(TASK DETAILS) Set the data down again, exactly as it reads, but without the pictures.

(DATA TO PROCESS)
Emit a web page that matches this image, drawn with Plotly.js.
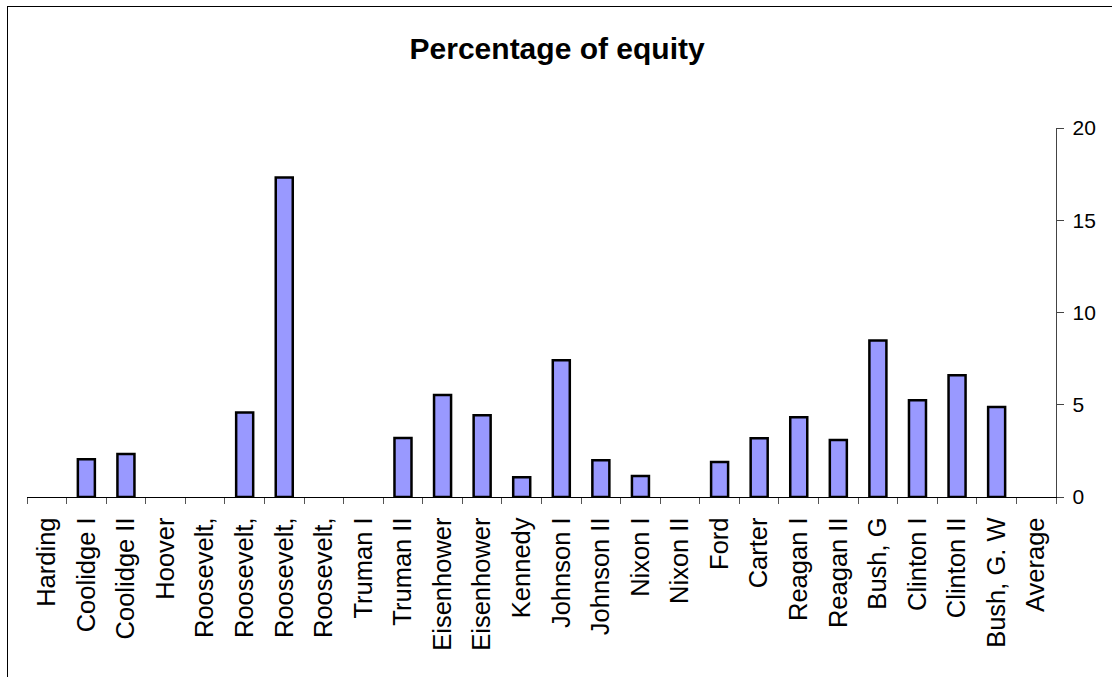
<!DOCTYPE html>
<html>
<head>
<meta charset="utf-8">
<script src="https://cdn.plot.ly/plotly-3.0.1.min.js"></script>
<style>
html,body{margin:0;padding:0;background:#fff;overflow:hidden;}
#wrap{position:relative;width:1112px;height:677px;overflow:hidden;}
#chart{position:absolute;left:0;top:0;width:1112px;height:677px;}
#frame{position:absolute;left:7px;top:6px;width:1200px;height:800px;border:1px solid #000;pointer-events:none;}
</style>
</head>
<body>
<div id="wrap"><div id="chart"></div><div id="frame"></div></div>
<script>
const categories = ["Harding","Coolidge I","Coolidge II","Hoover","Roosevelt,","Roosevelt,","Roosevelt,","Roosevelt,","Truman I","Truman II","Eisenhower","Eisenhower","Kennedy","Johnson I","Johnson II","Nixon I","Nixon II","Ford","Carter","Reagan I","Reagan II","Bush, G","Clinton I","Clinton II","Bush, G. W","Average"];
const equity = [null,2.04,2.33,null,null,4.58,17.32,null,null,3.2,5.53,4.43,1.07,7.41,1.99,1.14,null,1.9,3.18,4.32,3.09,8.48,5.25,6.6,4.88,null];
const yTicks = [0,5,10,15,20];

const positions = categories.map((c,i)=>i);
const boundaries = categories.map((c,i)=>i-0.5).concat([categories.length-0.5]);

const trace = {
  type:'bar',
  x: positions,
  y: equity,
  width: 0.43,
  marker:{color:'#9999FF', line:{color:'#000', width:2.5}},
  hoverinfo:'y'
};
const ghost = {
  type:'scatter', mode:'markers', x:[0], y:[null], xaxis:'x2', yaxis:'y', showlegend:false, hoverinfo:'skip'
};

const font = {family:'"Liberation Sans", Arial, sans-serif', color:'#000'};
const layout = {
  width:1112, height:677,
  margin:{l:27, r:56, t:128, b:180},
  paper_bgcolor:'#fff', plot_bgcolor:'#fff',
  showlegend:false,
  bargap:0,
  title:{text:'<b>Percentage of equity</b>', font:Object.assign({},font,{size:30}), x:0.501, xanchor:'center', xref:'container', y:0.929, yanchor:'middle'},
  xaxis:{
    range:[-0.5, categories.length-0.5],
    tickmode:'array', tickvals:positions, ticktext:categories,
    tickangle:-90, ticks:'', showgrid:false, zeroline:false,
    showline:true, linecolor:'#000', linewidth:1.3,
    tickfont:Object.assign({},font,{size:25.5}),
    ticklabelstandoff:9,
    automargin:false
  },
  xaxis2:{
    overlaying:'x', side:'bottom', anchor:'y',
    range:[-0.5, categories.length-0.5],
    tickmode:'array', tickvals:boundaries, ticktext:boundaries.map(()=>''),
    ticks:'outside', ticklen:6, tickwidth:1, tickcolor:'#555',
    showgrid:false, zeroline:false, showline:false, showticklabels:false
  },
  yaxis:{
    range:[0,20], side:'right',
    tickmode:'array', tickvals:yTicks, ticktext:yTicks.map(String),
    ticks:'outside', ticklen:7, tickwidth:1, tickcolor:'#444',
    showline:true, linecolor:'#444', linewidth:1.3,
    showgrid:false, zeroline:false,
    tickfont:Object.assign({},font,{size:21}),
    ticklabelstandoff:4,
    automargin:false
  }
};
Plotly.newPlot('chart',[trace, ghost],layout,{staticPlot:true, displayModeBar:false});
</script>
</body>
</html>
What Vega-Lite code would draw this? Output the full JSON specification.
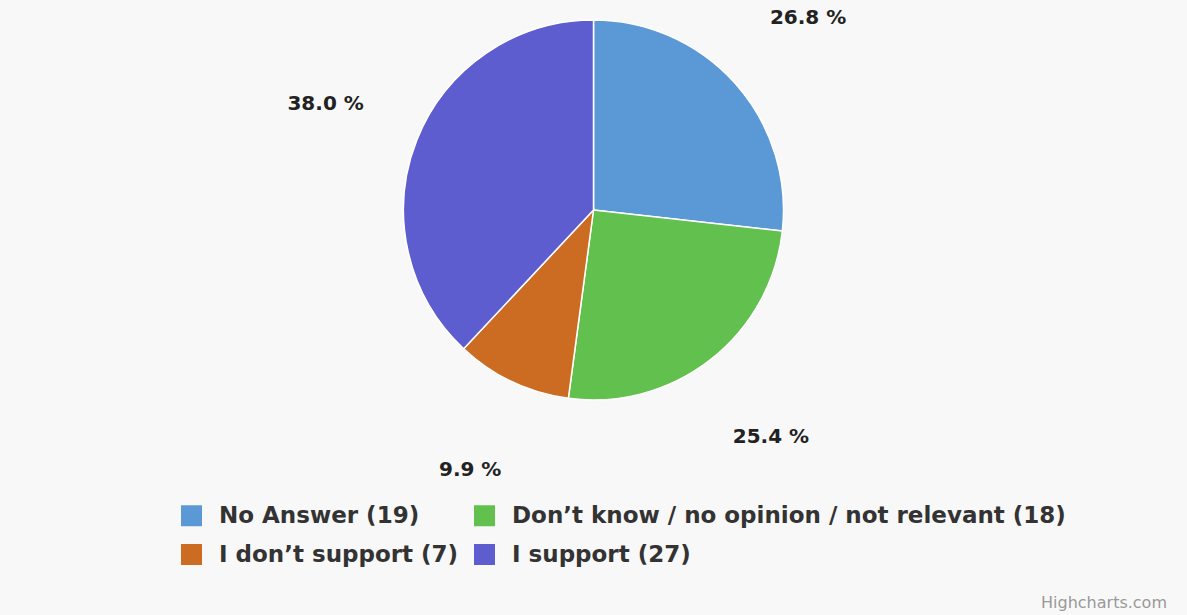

(REPLY TO THE EXERCISE)
Emit a web page that matches this image, drawn with Plotly.js.
<!DOCTYPE html>
<html>
<head>
<meta charset="utf-8">
<script src="https://cdn.plot.ly/plotly-3.0.1.min.js"></script>
<style>
html,body{margin:0;padding:0;background:#fff;overflow:hidden;}
#wrap{position:relative;width:1112px;height:677px;overflow:hidden;}
#chart{position:absolute;left:0;top:0;width:1112px;height:677px;}
#frame{position:absolute;left:7px;top:6px;width:1200px;height:800px;border:1px solid #000;pointer-events:none;}
</style>
</head>
<body>
<div id="wrap"><div id="chart"></div><div id="frame"></div></div>
<script>
const categories = ["Harding","Coolidge I","Coolidge II","Hoover","Roosevelt,","Roosevelt,","Roosevelt,","Roosevelt,","Truman I","Truman II","Eisenhower","Eisenhower","Kennedy","Johnson I","Johnson II","Nixon I","Nixon II","Ford","Carter","Reagan I","Reagan II","Bush, G","Clinton I","Clinton II","Bush, G. W","Average"];
const equity = [null,2.04,2.33,null,null,4.58,17.32,null,null,3.2,5.53,4.43,1.07,7.41,1.99,1.14,null,1.9,3.18,4.32,3.09,8.48,5.25,6.6,4.88,null];
const yTicks = [0,5,10,15,20];

const positions = categories.map((c,i)=>i);
const boundaries = categories.map((c,i)=>i-0.5).concat([categories.length-0.5]);

const trace = {
  type:'bar',
  x: positions,
  y: equity,
  width: 0.43,
  marker:{color:'#9999FF', line:{color:'#000', width:2.5}},
  hoverinfo:'y'
};
const ghost = {
  type:'scatter', mode:'markers', x:[0], y:[null], xaxis:'x2', yaxis:'y', showlegend:false, hoverinfo:'skip'
};

const font = {family:'"Liberation Sans", Arial, sans-serif', color:'#000'};
const layout = {
  width:1112, height:677,
  margin:{l:27, r:56, t:128, b:180},
  paper_bgcolor:'#fff', plot_bgcolor:'#fff',
  showlegend:false,
  bargap:0,
  title:{text:'<b>Percentage of equity</b>', font:Object.assign({},font,{size:30}), x:0.501, xanchor:'center', xref:'container', y:0.929, yanchor:'middle'},
  xaxis:{
    range:[-0.5, categories.length-0.5],
    tickmode:'array', tickvals:positions, ticktext:categories,
    tickangle:-90, ticks:'', showgrid:false, zeroline:false,
    showline:true, linecolor:'#000', linewidth:1.3,
    tickfont:Object.assign({},font,{size:25.5}),
    ticklabelstandoff:9,
    automargin:false
  },
  xaxis2:{
    overlaying:'x', side:'bottom', anchor:'y',
    range:[-0.5, categories.length-0.5],
    tickmode:'array', tickvals:boundaries, ticktext:boundaries.map(()=>''),
    ticks:'outside', ticklen:6, tickwidth:1, tickcolor:'#555',
    showgrid:false, zeroline:false, showline:false, showticklabels:false
  },
  yaxis:{
    range:[0,20], side:'right',
    tickmode:'array', tickvals:yTicks, ticktext:yTicks.map(String),
    ticks:'outside', ticklen:7, tickwidth:1, tickcolor:'#444',
    showline:true, linecolor:'#444', linewidth:1.3,
    showgrid:false, zeroline:false,
    tickfont:Object.assign({},font,{size:21}),
    ticklabelstandoff:4,
    automargin:false
  }
};
Plotly.newPlot('chart',[trace, ghost],layout,{staticPlot:true, displayModeBar:false});
</script>
</body>
</html>
What Vega-Lite code would draw this? Output the full JSON specification.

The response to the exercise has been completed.